_WHAT THE TASK ASKS_. Extract the lines from the start through the line that holds "from matplotlib.ticker import FuncFormatter", both included, omitting all images.

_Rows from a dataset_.
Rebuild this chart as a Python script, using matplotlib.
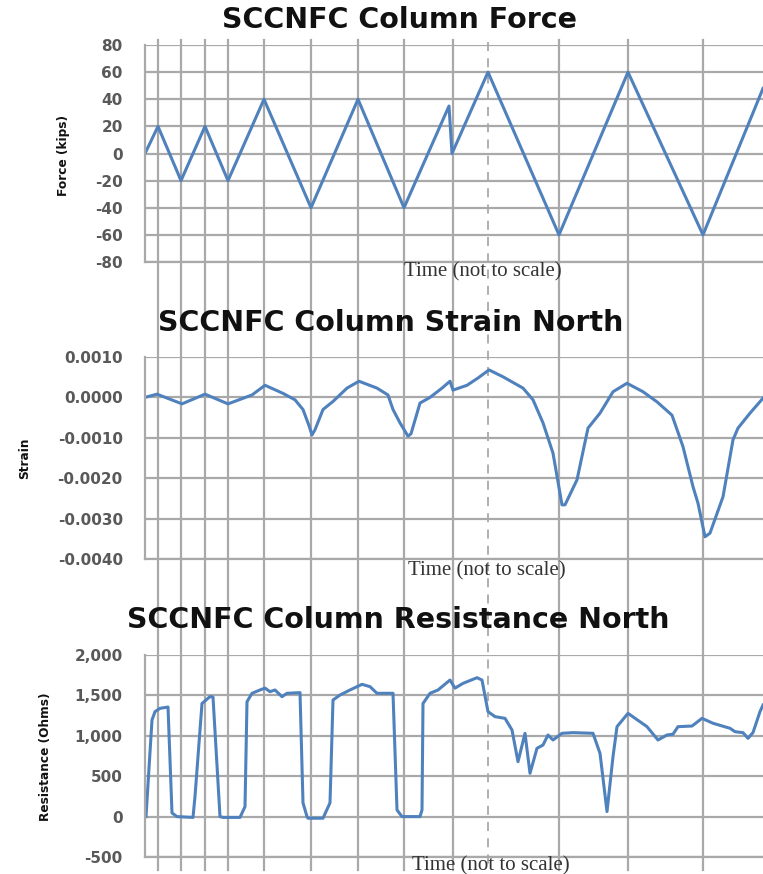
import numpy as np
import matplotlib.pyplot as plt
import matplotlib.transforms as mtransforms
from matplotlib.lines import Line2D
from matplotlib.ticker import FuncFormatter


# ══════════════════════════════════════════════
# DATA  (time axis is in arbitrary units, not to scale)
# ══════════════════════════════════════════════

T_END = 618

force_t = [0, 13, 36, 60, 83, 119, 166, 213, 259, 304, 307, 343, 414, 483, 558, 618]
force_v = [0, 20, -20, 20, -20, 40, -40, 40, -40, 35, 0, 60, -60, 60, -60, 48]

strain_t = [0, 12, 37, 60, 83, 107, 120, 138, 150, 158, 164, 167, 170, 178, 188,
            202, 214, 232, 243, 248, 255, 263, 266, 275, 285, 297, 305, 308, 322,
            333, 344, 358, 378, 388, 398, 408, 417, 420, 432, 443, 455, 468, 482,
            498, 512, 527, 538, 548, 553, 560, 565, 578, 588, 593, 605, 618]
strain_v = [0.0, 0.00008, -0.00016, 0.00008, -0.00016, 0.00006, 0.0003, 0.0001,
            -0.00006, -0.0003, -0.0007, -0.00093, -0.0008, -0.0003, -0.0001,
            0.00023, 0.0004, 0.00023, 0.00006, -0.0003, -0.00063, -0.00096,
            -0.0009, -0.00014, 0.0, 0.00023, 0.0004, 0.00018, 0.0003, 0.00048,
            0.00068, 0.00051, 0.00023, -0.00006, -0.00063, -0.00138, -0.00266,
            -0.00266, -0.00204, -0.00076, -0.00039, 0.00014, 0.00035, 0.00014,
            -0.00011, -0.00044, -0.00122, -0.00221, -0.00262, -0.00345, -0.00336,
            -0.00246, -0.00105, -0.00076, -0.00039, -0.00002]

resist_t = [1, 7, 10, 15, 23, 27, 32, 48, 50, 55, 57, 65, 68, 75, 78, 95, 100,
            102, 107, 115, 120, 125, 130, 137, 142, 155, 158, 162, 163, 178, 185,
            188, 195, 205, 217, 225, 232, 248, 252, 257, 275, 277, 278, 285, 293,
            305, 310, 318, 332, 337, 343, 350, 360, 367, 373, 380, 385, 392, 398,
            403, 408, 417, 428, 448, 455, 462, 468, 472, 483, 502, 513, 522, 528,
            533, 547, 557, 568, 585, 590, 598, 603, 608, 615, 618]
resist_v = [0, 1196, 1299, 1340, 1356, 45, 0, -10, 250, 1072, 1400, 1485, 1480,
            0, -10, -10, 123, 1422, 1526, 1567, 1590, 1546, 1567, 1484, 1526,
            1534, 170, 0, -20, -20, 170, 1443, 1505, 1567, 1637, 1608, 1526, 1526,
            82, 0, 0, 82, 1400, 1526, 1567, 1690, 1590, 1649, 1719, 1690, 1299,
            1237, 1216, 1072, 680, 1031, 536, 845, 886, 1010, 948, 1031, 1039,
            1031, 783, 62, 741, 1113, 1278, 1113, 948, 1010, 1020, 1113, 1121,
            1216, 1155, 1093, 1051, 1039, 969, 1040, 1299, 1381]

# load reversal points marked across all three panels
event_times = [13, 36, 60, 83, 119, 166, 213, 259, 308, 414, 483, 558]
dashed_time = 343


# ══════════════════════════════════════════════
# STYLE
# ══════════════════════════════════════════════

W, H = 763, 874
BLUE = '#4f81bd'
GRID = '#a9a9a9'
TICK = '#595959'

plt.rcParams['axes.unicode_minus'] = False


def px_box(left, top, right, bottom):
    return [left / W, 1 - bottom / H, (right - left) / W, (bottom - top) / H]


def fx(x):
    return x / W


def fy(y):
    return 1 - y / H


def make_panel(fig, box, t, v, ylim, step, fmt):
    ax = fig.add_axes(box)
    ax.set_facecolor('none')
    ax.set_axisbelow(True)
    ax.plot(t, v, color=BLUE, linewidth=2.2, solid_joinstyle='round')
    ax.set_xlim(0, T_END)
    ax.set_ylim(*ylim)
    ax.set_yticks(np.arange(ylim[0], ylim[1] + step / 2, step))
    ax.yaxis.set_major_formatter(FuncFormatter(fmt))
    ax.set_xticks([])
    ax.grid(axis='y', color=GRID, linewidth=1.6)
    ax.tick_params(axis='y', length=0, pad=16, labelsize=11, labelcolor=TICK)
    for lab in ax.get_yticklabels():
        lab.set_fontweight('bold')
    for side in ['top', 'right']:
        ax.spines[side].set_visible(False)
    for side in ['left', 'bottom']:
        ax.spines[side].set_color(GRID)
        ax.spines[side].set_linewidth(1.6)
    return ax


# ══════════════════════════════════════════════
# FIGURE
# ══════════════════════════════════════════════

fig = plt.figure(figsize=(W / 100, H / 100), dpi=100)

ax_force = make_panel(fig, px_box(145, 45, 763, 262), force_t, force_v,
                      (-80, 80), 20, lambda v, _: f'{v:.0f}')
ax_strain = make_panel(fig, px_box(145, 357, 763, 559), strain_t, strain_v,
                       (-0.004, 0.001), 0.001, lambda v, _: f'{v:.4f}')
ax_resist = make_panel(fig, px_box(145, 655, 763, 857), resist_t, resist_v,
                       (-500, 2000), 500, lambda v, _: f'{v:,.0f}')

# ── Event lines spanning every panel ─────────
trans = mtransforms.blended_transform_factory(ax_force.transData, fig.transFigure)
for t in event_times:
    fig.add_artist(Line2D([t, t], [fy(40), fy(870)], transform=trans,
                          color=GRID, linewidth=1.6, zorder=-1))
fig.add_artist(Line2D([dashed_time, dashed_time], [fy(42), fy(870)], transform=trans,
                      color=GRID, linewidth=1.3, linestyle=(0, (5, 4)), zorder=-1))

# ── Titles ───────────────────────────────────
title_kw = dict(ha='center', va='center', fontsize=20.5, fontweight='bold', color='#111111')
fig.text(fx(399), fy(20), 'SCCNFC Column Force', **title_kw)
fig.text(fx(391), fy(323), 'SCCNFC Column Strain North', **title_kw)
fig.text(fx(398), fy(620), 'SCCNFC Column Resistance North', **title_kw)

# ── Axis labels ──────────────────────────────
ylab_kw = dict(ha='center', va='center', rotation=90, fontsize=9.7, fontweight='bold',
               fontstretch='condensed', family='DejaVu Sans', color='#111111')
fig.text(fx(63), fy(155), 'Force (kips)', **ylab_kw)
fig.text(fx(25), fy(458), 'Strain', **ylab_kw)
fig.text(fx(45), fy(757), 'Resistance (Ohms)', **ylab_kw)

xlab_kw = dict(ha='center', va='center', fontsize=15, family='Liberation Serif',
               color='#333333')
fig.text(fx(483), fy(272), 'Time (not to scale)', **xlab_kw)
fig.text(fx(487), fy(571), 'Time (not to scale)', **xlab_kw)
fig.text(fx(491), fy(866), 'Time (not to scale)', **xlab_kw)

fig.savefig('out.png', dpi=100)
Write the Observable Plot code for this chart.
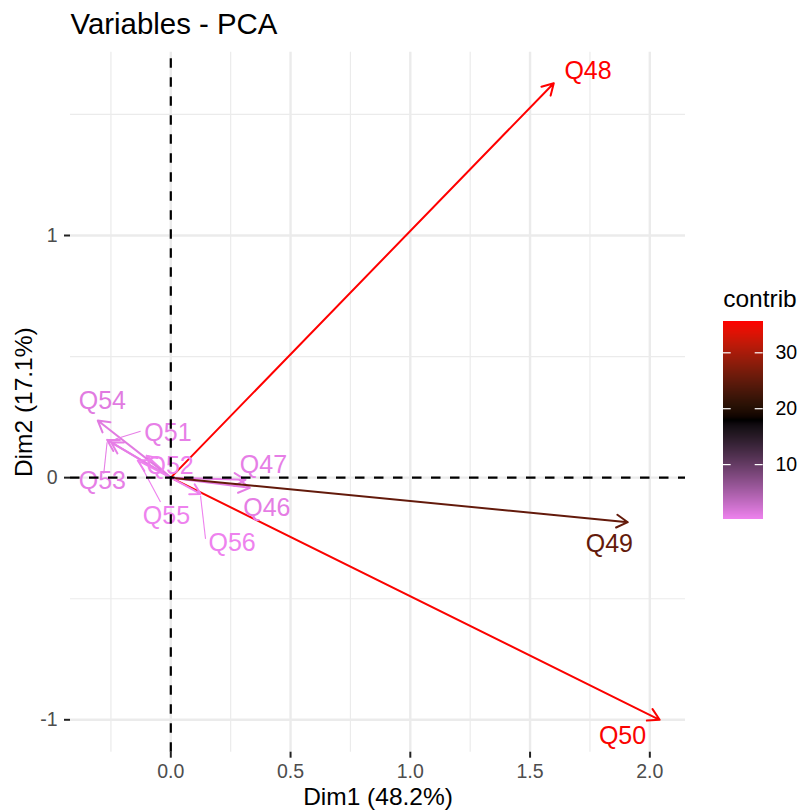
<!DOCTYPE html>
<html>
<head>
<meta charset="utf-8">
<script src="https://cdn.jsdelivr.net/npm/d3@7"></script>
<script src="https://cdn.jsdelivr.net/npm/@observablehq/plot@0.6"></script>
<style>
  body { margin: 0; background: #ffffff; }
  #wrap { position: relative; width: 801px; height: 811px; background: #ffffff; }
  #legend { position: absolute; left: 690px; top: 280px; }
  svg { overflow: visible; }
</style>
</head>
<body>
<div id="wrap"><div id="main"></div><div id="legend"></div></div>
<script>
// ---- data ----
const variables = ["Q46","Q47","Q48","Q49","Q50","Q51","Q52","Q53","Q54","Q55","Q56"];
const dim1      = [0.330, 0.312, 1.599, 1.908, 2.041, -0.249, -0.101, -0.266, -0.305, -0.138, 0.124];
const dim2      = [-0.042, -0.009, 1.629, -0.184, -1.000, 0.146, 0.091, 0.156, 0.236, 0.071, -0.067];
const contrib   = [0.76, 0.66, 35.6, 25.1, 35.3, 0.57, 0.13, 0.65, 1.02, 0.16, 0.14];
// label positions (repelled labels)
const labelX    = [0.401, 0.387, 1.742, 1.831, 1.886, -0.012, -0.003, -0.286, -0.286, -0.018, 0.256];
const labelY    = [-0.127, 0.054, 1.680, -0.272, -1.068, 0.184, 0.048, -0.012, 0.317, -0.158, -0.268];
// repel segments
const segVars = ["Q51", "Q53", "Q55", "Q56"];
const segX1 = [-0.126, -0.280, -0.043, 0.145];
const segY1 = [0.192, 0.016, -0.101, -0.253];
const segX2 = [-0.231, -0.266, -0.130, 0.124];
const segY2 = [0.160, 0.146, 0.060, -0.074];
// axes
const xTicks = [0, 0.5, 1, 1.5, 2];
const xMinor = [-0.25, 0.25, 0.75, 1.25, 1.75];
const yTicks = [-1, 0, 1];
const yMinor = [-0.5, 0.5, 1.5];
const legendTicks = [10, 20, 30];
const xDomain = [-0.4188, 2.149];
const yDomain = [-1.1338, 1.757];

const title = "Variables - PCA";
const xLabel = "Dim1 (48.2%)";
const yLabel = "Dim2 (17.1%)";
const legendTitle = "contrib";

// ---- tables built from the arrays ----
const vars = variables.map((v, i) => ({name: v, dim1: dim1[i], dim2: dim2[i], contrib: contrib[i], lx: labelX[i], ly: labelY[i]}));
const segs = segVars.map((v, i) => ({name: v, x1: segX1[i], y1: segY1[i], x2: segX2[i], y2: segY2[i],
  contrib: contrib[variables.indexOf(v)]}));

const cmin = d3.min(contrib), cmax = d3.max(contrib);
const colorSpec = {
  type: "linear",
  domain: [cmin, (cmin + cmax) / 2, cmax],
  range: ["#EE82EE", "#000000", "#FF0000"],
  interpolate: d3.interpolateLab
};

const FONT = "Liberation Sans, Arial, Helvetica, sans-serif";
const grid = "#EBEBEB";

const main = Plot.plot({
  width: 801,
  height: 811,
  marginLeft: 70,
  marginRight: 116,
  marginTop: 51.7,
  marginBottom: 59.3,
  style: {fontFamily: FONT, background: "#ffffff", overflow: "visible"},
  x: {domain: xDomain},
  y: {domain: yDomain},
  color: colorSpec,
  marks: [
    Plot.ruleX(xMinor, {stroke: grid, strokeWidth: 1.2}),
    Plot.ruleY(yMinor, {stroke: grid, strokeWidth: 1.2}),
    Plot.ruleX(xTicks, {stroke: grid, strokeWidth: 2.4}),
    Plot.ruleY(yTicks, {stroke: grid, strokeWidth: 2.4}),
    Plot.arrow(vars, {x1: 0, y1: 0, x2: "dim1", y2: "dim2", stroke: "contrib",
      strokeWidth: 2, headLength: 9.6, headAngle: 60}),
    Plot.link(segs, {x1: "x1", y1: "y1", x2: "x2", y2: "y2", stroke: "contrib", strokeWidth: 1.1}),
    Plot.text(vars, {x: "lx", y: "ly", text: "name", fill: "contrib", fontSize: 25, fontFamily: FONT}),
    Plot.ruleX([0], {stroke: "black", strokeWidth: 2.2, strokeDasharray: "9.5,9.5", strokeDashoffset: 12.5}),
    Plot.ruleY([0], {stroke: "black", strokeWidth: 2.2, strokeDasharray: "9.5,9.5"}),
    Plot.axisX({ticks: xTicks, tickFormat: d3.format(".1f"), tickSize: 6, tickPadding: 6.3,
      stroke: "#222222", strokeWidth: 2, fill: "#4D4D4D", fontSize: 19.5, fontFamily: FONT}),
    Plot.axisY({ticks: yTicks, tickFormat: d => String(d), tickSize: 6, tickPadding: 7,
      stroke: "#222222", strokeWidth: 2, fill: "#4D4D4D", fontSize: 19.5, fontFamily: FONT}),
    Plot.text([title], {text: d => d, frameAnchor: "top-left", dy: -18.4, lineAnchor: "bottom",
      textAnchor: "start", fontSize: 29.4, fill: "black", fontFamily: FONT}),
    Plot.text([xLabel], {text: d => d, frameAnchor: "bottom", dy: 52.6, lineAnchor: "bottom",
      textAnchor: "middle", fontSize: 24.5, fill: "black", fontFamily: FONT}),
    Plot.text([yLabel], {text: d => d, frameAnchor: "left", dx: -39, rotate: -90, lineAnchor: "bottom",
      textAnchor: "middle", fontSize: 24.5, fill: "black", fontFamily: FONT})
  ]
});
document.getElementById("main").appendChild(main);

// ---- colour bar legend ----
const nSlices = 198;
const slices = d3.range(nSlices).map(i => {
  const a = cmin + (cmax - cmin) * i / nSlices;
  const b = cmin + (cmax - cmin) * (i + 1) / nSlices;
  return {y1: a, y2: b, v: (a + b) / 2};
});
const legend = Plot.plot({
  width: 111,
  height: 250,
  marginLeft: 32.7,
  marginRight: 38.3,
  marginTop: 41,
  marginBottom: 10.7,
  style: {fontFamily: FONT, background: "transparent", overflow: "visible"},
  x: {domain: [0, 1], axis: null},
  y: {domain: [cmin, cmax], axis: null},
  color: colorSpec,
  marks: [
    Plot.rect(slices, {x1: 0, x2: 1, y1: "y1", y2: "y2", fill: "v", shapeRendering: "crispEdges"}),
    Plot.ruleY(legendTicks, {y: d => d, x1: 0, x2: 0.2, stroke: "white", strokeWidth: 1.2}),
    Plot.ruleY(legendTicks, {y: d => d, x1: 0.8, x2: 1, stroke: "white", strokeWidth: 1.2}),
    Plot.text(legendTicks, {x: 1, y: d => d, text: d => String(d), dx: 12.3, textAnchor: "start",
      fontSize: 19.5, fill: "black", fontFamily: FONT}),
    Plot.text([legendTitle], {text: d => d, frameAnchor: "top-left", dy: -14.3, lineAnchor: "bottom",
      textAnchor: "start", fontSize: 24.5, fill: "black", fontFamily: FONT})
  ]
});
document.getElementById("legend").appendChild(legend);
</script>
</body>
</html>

_RESPONSE TO THE TASK_.
Rebuild this chart as a Python script, using matplotlib.
import numpy as np
import matplotlib.pyplot as plt
import matplotlib.transforms as mtransforms
from matplotlib.lines import Line2D
from matplotlib.ticker import FuncFormatter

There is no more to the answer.